Sainsburys has forecast up to 10% growth in retail operating profit in its new financial year as it said that it can continue to win customers from rivals.
For the year ending 2 March, Sainsburys posted underlying pre-tax profit of £701 million. This was ahead of guidance of £670-700 million and the £690 million made in 2022/23.
Shares were however down 2% in morning trading, which analysts said reflected a weaker performance from general merchandise and a forecast for lower profit from financial services, which the group is winding down.
Total sales for 2023/24 were up 3.4% at £36.3 billion, with fourth quarter like-for-like sales excluding fuel up 4.8%.

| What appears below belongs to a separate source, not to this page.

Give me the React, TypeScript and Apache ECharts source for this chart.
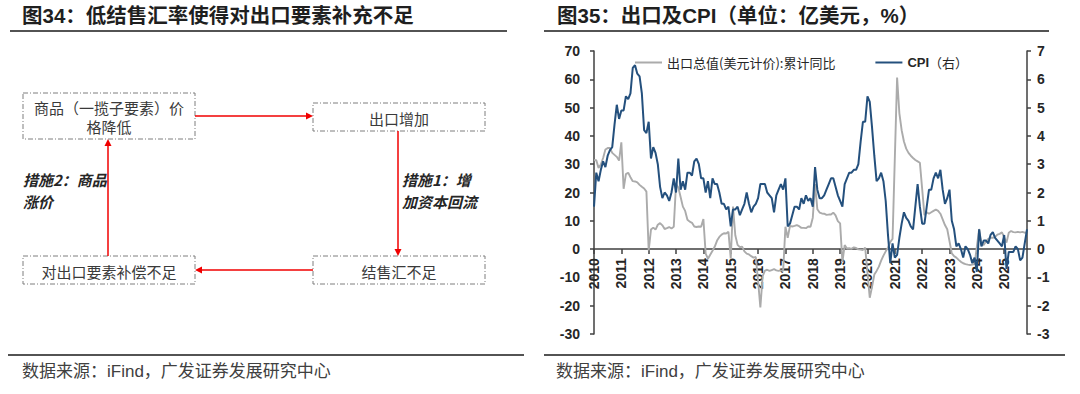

In grocery, the retailer said it benefitted from new product launches and the continuing consumer trend of eating at home more than eating out.
Market Share
Britain’s second largest supermarket group has a 15.3% share of the UK’s grocery market according to the latest data from Kantar.
The retailer, which trails behind only Tesco, beat company guidance for profit in its 2023/24 year as it outperformed the wider market.
Sainsburys and Tesco – which also forecast a rise in profit – are pulling ahead of rivals Asda and Morrisons who facing high debts.
Under chief executive Simon Roberts, Sainsbury’s matched discounter Aldi’s prices on essential items and began offering better deals for its members through its Nectar loyalty scheme.
This was financed by cutting £1.3 billion of costs over the last three years.
In February, it set a new three-year cost savings target and vowed to step up capital expenditure and boost returns for shareholders.
‘Momentum’
Earlier this week, data from Kantar revealed that Sainsburys was one of the fastest growing supermarkets in the UK, with its market share up 40 basis points year-on-year.
“We’re really encouraged by momentum we’ve got in the business,” Roberts told reporters on Thursday.
He noted evidence that UK consumers are starting to “trade up” to pricier food products but that they are still cautious on general merchandise purchases.